We even talked the second grader into going. (He prefers watching Star Wars and using his imagination instead of sports.)
Well, the evening was a success. There were funny jokes, dancing with basketball stars, and the ever popular: teachers losing! Sonny’s work during recess with his fourth grade teacher did pay off though; she scored two points!
I enjoyed seeing friends entertain the kids. There was my son’s best friend’s mom pretend to use her Ninja skills to fight a wizard player who was a foot taller than she. Luckily, it ended peacefully. 🙂 And, the community member (a former U.S. Professional Football Player) who was asked to try out for the Wizards during the game missed his one shot by a mile. The kids did not know it was on purpose, but I know it was. His shot was worse than my best attempt. He could not be that bad. Seriously.
The best part was the referee. It was my boss, the principal of the high school. Apparently, she played basketball in high school and college. She followed the directions of the Wizards and called a “great” game. She was a great actress and my sons believed everything she did, whether it was a bad call, putting up with disrespect, or even giving the benefit of the call to the teachers. For her acting, Mrs. H. deserves an Oscar or at least an Oscar the Grouch.
Tonight reminded me why I teach. It is not the tests scores. It is not the novels, although I do love them. It is the fun! It is the connection with the kids. It is the immeasurable that no test will ever show.
Think about it. Do you remember a test score? Or, do you remember a teacher?
I remember my third grade teacher, Mrs. Duda, who let me help her grade papers and get the films from the office. I remember Mr. Collins, my eight grade English teacher, who saw my reading and writing ability enough to let me read the main part for a play in class. I remember Mrs. Collins, my senior English teacher, who saw more potential than I was ready to admit to.
Next year, I will be evaluated on student growth, which is not a bad idea. However, the growth is to be measured by one test. The day of the test could be a “bad day” for the kid. The student could be like my oldest, a “bad test taker.” What about the impact or influence I have had on a student?

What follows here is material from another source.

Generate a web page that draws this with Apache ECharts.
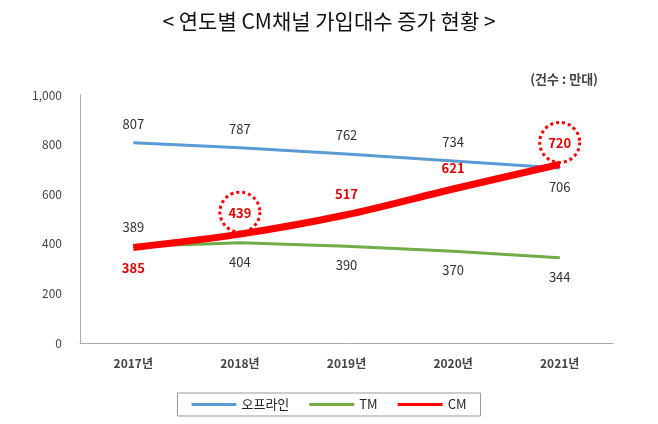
<!DOCTYPE html>
<html>
<head>
<meta charset="utf-8">
<script src="https://cdn.jsdelivr.net/npm/echarts@6/dist/echarts.min.js"></script>
<style>html,body{margin:0;padding:0;background:#fff}#chart{width:658px;height:424px}</style>
</head>
<body>
<div id="chart"></div>
<script>
var years = ['2017년', '2018년', '2019년', '2020년', '2021년'];
var offline = [807, 787, 762, 734, 706];
var tm = [389, 404, 390, 370, 344];
var cm = [385, 439, 517, 621, 720];
var circled = [1, 4];

var font = '"Noto Sans CJK KR", sans-serif';
var chart = echarts.init(document.getElementById('chart'));

function labelPos(list, fn) {
    return list.map(function (v, i) {
        return { value: v, label: { position: fn(i) } };
    });
}

chart.setOption({
    animation: false,
    textStyle: { fontFamily: font },
    title: [{
        text: '< 연도별 CM채널 가입대수 증가 현황 >',
        left: 'center', top: 6,
        textStyle: { fontSize: 21, fontWeight: 'normal', color: '#111', fontFamily: font }
    }, {
        text: '(건수 : 만대)',
        right: 55, top: 68,
        textStyle: { fontSize: 13, fontWeight: 'bold', color: '#444', fontFamily: font }
    }],
    legend: {
        bottom: 8, left: 'center', icon: 'rect',
        itemWidth: 45, itemHeight: 3, itemGap: 20,
        borderColor: '#999', borderWidth: 1, padding: [5, 14],
        textStyle: { fontSize: 13, color: '#222' },
        data: ['오프라인', 'TM', { name: 'CM', itemStyle: { color: '#ff0000' } }]
    },
    grid: { left: 80, right: 45, top: 95, bottom: 81 },
    xAxis: {
        type: 'category', data: years,
        axisLine: { lineStyle: { color: '#aaa' } },
        axisTick: { show: false },
        axisLabel: { color: '#444', fontSize: 12, fontWeight: 'bold', margin: 14 }
    },
    yAxis: {
        type: 'value', min: 0, max: 1000, interval: 200,
        axisLine: { show: true, lineStyle: { color: '#aaa' } },
        splitLine: { show: false },
        axisLabel: {
            color: '#444', fontSize: 12, margin: 18,
            formatter: function (v) { return v === 1000 ? '1,000' : v; }
        }
    },
    series: [{
        name: '오프라인', type: 'line', symbol: 'circle', symbolSize: 1,
        lineStyle: { width: 3, color: '#5b9bd5' }, itemStyle: { color: '#5b9bd5' },
        label: { show: true, color: '#333', fontSize: 13, distance: 12 },
        data: labelPos(offline, function (i) { return i === 4 ? 'bottom' : 'top'; })
    }, {
        name: 'TM', type: 'line', symbol: 'circle', symbolSize: 1,
        lineStyle: { width: 3, color: '#70ad47' }, itemStyle: { color: '#70ad47' },
        label: { show: true, color: '#333', fontSize: 13, distance: 12 },
        data: labelPos(tm, function (i) { return i === 0 ? 'top' : 'bottom'; })
    }, {
        name: 'CM', type: 'line', symbol: 'circle', symbolSize: 1, smooth: 0.3,
        lineStyle: { width: 7, color: '#ff0000' }, itemStyle: { color: '#ff0000' },
        label: { show: true, color: '#e00000', fontSize: 13, fontWeight: 'bold', distance: 14 },
        data: labelPos(cm, function (i) { return i === 0 ? 'bottom' : 'top'; }),
        markPoint: {
            symbol: 'circle', symbolSize: 40, symbolOffset: [0, -22],
            label: { show: false },
            itemStyle: { color: 'transparent', borderColor: '#ff0000', borderWidth: 3, borderType: 'dotted' },
            data: circled.map(function (i) { return { coord: [i, cm[i]] }; })
        }
    }]
});
</script>
</body>
</html>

Unfortunately, this is not easily measurable. Thus, my evaluation will not be accurate. For now, if you want to know who are the good teachers, listen to the kids. They will tell you, either directly or indirectly.
What I have learned in twenty-five years is that a good relationship with students creates success. Now, I have to figure out how to turn the standardized test into a positive relationship.